DOJ Corporate Settlement Dealer Takes Over at FinCEN
In February, here’s what Jennifer Shasky Calvery said in testimony before a House Subcommittee.
These staggering amounts of money in the hands of some of the worst criminal elements create a terrifyingly vicious cycle – money enables [the crooks] to corrupt the economic and political systems in which they operate, thereby allowing them to consolidate and expand their power and influence, which gives rise to more opportunity to commit crime and generate revenue.

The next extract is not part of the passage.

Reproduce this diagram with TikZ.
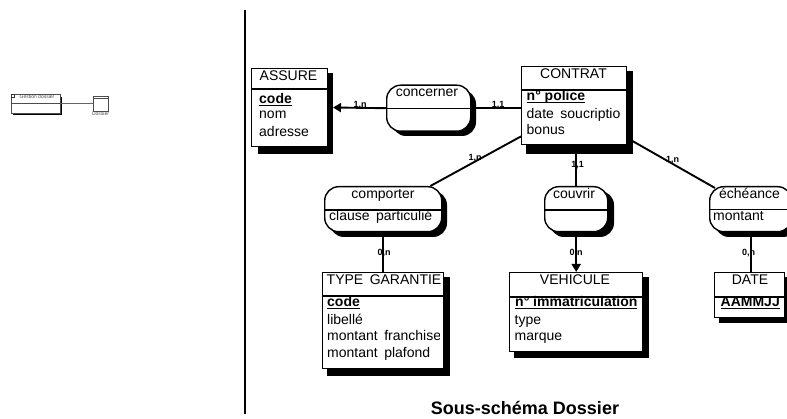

Mind you, I’m cherry picking a quote from testimony about Transnational Crime Organizations. But it shows the blindness DOJ (and the Administration generally) have had as they try to repurpose their counter-terrorism tools to combat transnational crime: to some extent, what’s true of drug cartels is also true of the banks that have escaped prosecution even while doing as much damage as the drug cartels.
And yet we never get around to prosecuting our own transnational criminal organizations, the banks.
It’s worth keeping in mind, now that Shasky Calvery takes over at Treasury’s FinCEN, the part of the Agency that makes sure corporations are complying with reporting requirements of suspected financial crimes.
Shasky Calvery will take over from Jim Freis, who was fired back in May, reportedly for focusing too much on the fraud banks were committing and not enough on Iran. There had been rumors Treasury would hire a guy who had overseen JPMorgan’s money laundering when it was laundering money for Iran. I’m sure Shasky Calvery, who has been at DOJ for 15 years, is a better choice than someone revolving through the doorway from JPMC, a serial corporate crook.
Still, I’m rather amused by what the business press boasts about under headlines describing her as an “enforcer.”
Under Shasky Calvery’s helm, the justice’s money laundering section secured the forfeiture of nearly $1 billion from Barclays Bank, ING Bank and other financial institutions.
Her unit also was responsible for the forfeiture of more than $3 million in assets from two former leaders of different oil-producing states in Nigeria, the Justice Department said in a statement.
Her unit is currently leading the Standard Chartered probe at the Justice Department. The bank has already agreed to pay $340 million to New York’s bank regulator over its Iran transactions.
Since she’s the DOJ side of the pending SCB deal, Shasky Calvery is presumably among the crowd complaining that Benjamin Lawsky exposed the full scope of what Standard Chartered Bank had been doing, rather than cooperating in a settlement on just a fraction of their fraud. And the boast that her department made a lot of settlements but never actually prosecuted suggests she may well be part of the DOJ culture of coddling our own corporations.
If the reports about Freis being fired for emphasizing to reveal that mortgage fraud is a growing crime while terrorism is declining, then it another DOJ settlement dealer may be perfect for Treasury’s goals.
Somewhat off track, but this post got me to thinking that even if Todd Akin drops out, it’s very hard to see how John Ashcroft would want to get back into the Senate. He’d have to take a HUGE pay cut from his current corporate settlement oversight gigs.
@Jim White: Hadn’t thought about that. Who will profit mightily off of not prosecuting banks and other corporations?
did Shasky Calvery hit the ground running? was this her doing?
US seizes $150 million from Lebanese bank in laundering scheme
Money originated in Beirut, smuggled back by Hezbollah
US authorities said on Monday that they had seized $150 million from a Lebanese bank suspected of being at the heart of international money-laundering schemes linked to the Lebanese Shi’ite group Hezbollah.
In February 2011, the US Treasury department designated the Lebanese Canadian Bank as a “primary money-laundering concern.”
“Repurpose counter-terrorism tools” to fight transnational crimes? That seems a tad nonsensical. Here are just three reasons why.
Such “tools”, revolutionary practices really, are not designed as foundations for legitimate prosecution. They are designed to intimidate and to replace prosecutorial and judicial proceedings with unilateral, process-free executive branch determinations of guilt and punishment ranging from permanent incarceration in hidden prisons to death.
Such tools explicitly ignore and undermine traditional investigatory and prosecutorial powers of the DoJ and all of the judicial branch.
They substitute secret, unchallengeable executive branch fiat for the rule of law and constitutional due process.
It would seem impossible to “repurpose” these tools, let alone to scale them up for use on a transnational basis in such a way that the process and results would withstand domestic and multistate judicial scrutiny.
And yes, absolutely. Until we investigate and prosecute our own notorious law breakers, bankers for example, no other jurisdiction will give us the time of day when we seek to impose the rule of law on their criminals that we avoid applying to our own.
@Snatch ‘Em Baldheaded: Nope, that would have been her past job. Particularly the part where Citi and SCB aren’t being implicated (at least not yet).
@emptywheel: Why? Those contracts are already cut and vested. Why could he not simply cut a Mitt type of Bain deal where it just pays out the asshole to the asshloe forever?